#### Requirement:
Starting with the first line of the data below, copy each line up to and including the one containing "const outstandingQty = [0.7e6, 1.1e6, null, 25.1e6, null];". Pictures stay out.

#### Data block:
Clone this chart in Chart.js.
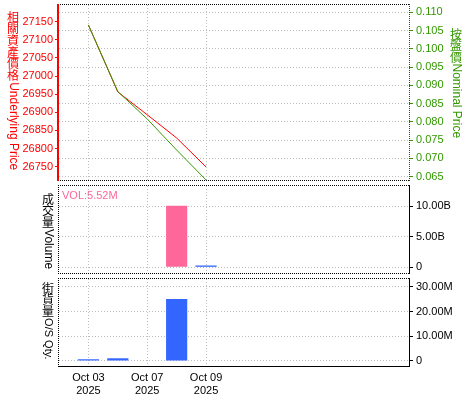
<!DOCTYPE html>
<html><head><meta charset="utf-8">
<script src="https://cdn.jsdelivr.net/npm/chart.js@4.4.0/dist/chart.umd.min.js"></script>
<style>
html,body{margin:0;padding:0;background:#fff;}
#wrap{position:relative;width:475px;height:400px;overflow:hidden;font-family:"Liberation Sans",Arial,"Noto Sans CJK TC",sans-serif;}
canvas{position:absolute;left:0;}
.lbl{position:absolute;font-size:11px;line-height:12px;white-space:nowrap;}
</style></head><body>
<div id="wrap">
<canvas id="cPrice" style="top:0px" width="475" height="183"></canvas>
<canvas id="cVol" style="top:183px" width="475" height="92"></canvas>
<canvas id="cQty" style="top:275px" width="475" height="125"></canvas>
<div class="lbl" style="left:62px;top:189px;color:#ff6699">VOL:5.52M</div>
</div>
<script>
// ---- data ----
const dates = ['2025-10-03', '2025-10-06', '2025-10-07', '2025-10-08', '2025-10-09'];
const dayIndex = [1, 2, 3, 4, 5];               // trading-day position on the time axis
const underlyingPrice = [27141, 26956, 26893, 26829, 26749];
const nominalPrice = [0.1065, 0.0883, 0.0808, 0.0723, 0.0641];
const volume = [null, null, null, 10.1e9, 0.3e9];
const outstandingQty = [0.7e6, 1.1e6, null, 25.1e6, null];

const xTickIdx = [1, 3, 5];
const xTickLabels = [['Oct 03', '2025'], ['Oct 07', '2025'], ['Oct 09', '2025']];
const underlyingTicks = [27150, 27100, 27050, 27000, 26950, 26900, 26850, 26800, 26750];
const nominalTicks = [0.110, 0.105, 0.100, 0.095, 0.090, 0.085, 0.080, 0.075, 0.070, 0.065];
const volumeTicks = [0, 5e9, 10e9];
const volumeTickLabels = ['0', '5.00B', '10.00B'];
const qtyTicks = [0, 10e6, 20e6, 30e6];
const qtyTickLabels = ['0', '10.00M', '20.00M', '30.00M'];

// ---- helpers ----
const FONT = {family: '"Liberation Sans", Arial, sans-serif', size: 11};
const GRID = '#bdbdbd';
const X_MIN = 0, X_MAX = 11.9;

function seg(ctx, x1, y1, x2, y2, s) {
  ctx.save();
  ctx.strokeStyle = s.color; ctx.lineWidth = s.width || 1;
  ctx.setLineDash(s.dash || []);
  ctx.beginPath(); ctx.moveTo(x1, y1); ctx.lineTo(x2, y2); ctx.stroke();
  ctx.restore();
}
const framePlugin = {
  id: 'frame',
  afterDraw(chart, args, o) {
    const {ctx, chartArea: {left, right, top, bottom}} = chart;
    if (o.top) seg(ctx, left - 1, top - 0.5, right + 1, top - 0.5, o.top);
    if (o.bottom) seg(ctx, left - 1, bottom + 0.5, right + 1, bottom + 0.5, o.bottom);
    if (o.left) { const w = o.left.width || 1; const x = w === 2 ? left - 1 : left - 0.5; seg(ctx, x, top - 1, x, bottom + 1, o.left); }
    if (o.right) seg(ctx, right + 0.5, top - 1, right + 0.5, bottom + 1, o.right);
  }
};
// vertical axis titles: CJK upright, Latin rotated clockwise
const vTitlePlugin = {
  id: 'vtitle',
  afterDraw(chart, args, o) {
    if (!o.items) return;
    const ctx = chart.ctx;
    o.items.forEach(t => {
      ctx.save();
      ctx.fillStyle = t.color;
      ctx.font = '12px "Noto Sans CJK TC", sans-serif';
      ctx.textAlign = 'center'; ctx.textBaseline = 'top';
      const chars = Array.from(t.cjk);
      chars.forEach((ch, i) => ctx.fillText(ch, t.x, t.y + i * t.adv));
      const ly = t.y + chars.length * t.adv + 1;
      ctx.translate(t.x, ly);
      ctx.rotate(Math.PI / 2);
      ctx.font = (t.latinSize || 12) + 'px "Liberation Sans", Arial, sans-serif';
      ctx.textAlign = 'left'; ctx.textBaseline = 'middle';
      ctx.fillText(t.latin, 0, 0);
      ctx.restore();
    });
  }
};
function zeroPad(s) { s.paddingTop = 0; s.paddingBottom = 0; s.paddingLeft = 0; s.paddingRight = 0; }

function xAxis(showLabels, height) {
  return {
    type: 'linear', position: 'bottom', min: X_MIN, max: X_MAX, offset: false,
    afterBuildTicks: s => { s.ticks = xTickIdx.map(v => ({value: v})); },
    afterFit: s => { s.height = height; zeroPad(s); },
    grid: {color: GRID, drawTicks: false, drawOnChartArea: true, offset: false},
    border: {display: false, dash: [1, 2]},
    ticks: {
      display: showLabels, color: '#000', font: FONT, padding: 5, maxRotation: 0, autoSkip: false,
      callback: v => { const i = xTickIdx.indexOf(v); return i >= 0 ? xTickLabels[i] : ''; }
    }
  };
}
function rightAxis(min, max, tickVals, fmt, tickColor, labelColor) {
  return {
    type: 'linear', position: 'right', min, max,
    afterBuildTicks: s => { s.ticks = tickVals.map(v => ({value: v})); },
    afterFit: s => { s.width = 66; zeroPad(s); },
    grid: {color: GRID, drawOnChartArea: true, drawTicks: true, tickLength: 4, tickColor, tickBorderDash: [], tickWidth: 1},
    border: {display: false, dash: [1, 2]},
    ticks: {color: labelColor, font: FONT, padding: 3, autoSkip: false, callback: fmt}
  };
}

// ---- price chart ----
new Chart(document.getElementById('cPrice'), {
  type: 'line',
  data: {
    datasets: [
      {label: 'Nominal Price', yAxisID: 'yR', data: dayIndex.map((x, i) => ({x, y: nominalPrice[i]})),
       borderColor: '#339900', borderWidth: 1, pointRadius: 0, tension: 0, fill: false},
      {label: 'Underlying Price', yAxisID: 'yL', data: dayIndex.map((x, i) => ({x, y: underlyingPrice[i]})),
       borderColor: '#ff0000', borderWidth: 1, pointRadius: 0, tension: 0, fill: false}
    ]
  },
  options: {
    responsive: false, animation: false, events: [],
    layout: {padding: {top: 5, bottom: 3, left: 0, right: 0}},
    plugins: {
      legend: {display: false}, tooltip: {enabled: false},
      frame: {top: {color: '#000', dash: [1, 1]}, bottom: {color: '#000', dash: [1, 1]},
              left: {color: '#ff0000', width: 2}, right: {color: '#1d5200', dash: [1, 1]}},
      vtitle: {items: [
        {cjk: '相關資產價格', latin: 'Underlying Price', x: 13, y: 11, adv: 11.7, color: '#ff0000'},
        {cjk: '按盤價', latin: 'Nominal Price', x: 456, y: 28, adv: 11.5, color: '#339900'}
      ]}
    },
    scales: {
      x: xAxis(false, 0),
      yL: {
        type: 'linear', position: 'left', min: 26713, max: 27196,
        afterBuildTicks: s => { s.ticks = underlyingTicks.map(v => ({value: v})); },
        afterFit: s => { s.width = 59; zeroPad(s); },
        grid: {drawOnChartArea: false, drawTicks: true, tickLength: 4, tickColor: '#ff0000'},
        border: {display: false},
        ticks: {color: '#ff0000', font: FONT, padding: 2, autoSkip: false, callback: v => String(v)}
      },
      yR: rightAxis(0.0641, 0.1120, nominalTicks, v => v.toFixed(3), '#339900', '#339900')
    }
  },
  plugins: [framePlugin, vTitlePlugin]
});

// ---- volume chart ----
new Chart(document.getElementById('cVol'), {
  type: 'bar',
  data: {
    datasets: [{
      label: 'Volume', data: dayIndex.map((x, i) => ({x, y: volume[i]})),
      backgroundColor: ctx => (ctx.dataIndex === 4 ? '#3366ff' : '#ff6699'),
      borderWidth: 0
    }]
  },
  options: {
    responsive: false, animation: false, events: [],
    layout: {padding: {top: 3, bottom: 2, left: 59, right: 0}},
    plugins: {
      legend: {display: false}, tooltip: {enabled: false},
      frame: {top: {color: '#000', dash: [1, 1]}, bottom: {color: '#000', dash: [1, 1]},
              left: {color: '#000', dash: [1, 1]}, right: {color: '#000'}},
      vtitle: {items: [
        {cjk: '成交量', latin: 'Volume', x: 48, y: 10, adv: 11.7, color: '#000'}
      ]}
    },
    scales: {
      x: xAxis(false, 0),
      y: rightAxis(-0.93e9, 13.33e9, volumeTicks, v => volumeTickLabels[volumeTicks.indexOf(v)], '#000', '#000')
    }
  },
  plugins: [framePlugin, vTitlePlugin]
});

// ---- outstanding quantity chart ----
new Chart(document.getElementById('cQty'), {
  type: 'bar',
  data: {
    datasets: [{
      label: 'O/S Qty.', data: dayIndex.map((x, i) => ({x, y: outstandingQty[i]})),
      backgroundColor: '#3366ff', borderWidth: 0
    }]
  },
  options: {
    responsive: false, animation: false, events: [],
    layout: {padding: {top: 4, bottom: 0, left: 59, right: 0}},
    plugins: {
      legend: {display: false}, tooltip: {enabled: false},
      frame: {top: {color: '#000', dash: [1, 1]}, bottom: {color: '#000'},
              left: {color: '#000', dash: [1, 1]}, right: {color: '#000'}},
      vtitle: {items: [
        {cjk: '街貨量', latin: 'O/S Qty.', x: 48, y: 7, adv: 11.7, color: '#000', latinSize: 11}
      ]}
    },
    scales: {
      x: xAxis(true, 34),
      y: rightAxis(-2.03e6, 33.24e6, qtyTicks, v => qtyTickLabels[qtyTicks.indexOf(v)], '#000', '#000')
    }
  },
  plugins: [framePlugin, vTitlePlugin]
});
</script>
</body></html>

#### Exercise output:
Clone this chart in Chart.js.
<!DOCTYPE html>
<html><head><meta charset="utf-8">
<script src="https://cdn.jsdelivr.net/npm/chart.js@4.4.0/dist/chart.umd.min.js"></script>
<style>
html,body{margin:0;padding:0;background:#fff;}
#wrap{position:relative;width:475px;height:400px;overflow:hidden;font-family:"Liberation Sans",Arial,"Noto Sans CJK TC",sans-serif;}
canvas{position:absolute;left:0;}
.lbl{position:absolute;font-size:11px;line-height:12px;white-space:nowrap;}
</style></head><body>
<div id="wrap">
<canvas id="cPrice" style="top:0px" width="475" height="183"></canvas>
<canvas id="cVol" style="top:183px" width="475" height="92"></canvas>
<canvas id="cQty" style="top:275px" width="475" height="125"></canvas>
<div class="lbl" style="left:62px;top:189px;color:#ff6699">VOL:5.52M</div>
</div>
<script>
// ---- data ----
const dates = ['2025-10-03', '2025-10-06', '2025-10-07', '2025-10-08', '2025-10-09'];
const dayIndex = [1, 2, 3, 4, 5];               // trading-day position on the time axis
const underlyingPrice = [27141, 26956, 26893, 26829, 26749];
const nominalPrice = [0.1065, 0.0883, 0.0808, 0.0723, 0.0641];
const volume = [null, null, null, 10.1e9, 0.3e9];
const outstandingQty = [0.7e6, 1.1e6, null, 25.1e6, null];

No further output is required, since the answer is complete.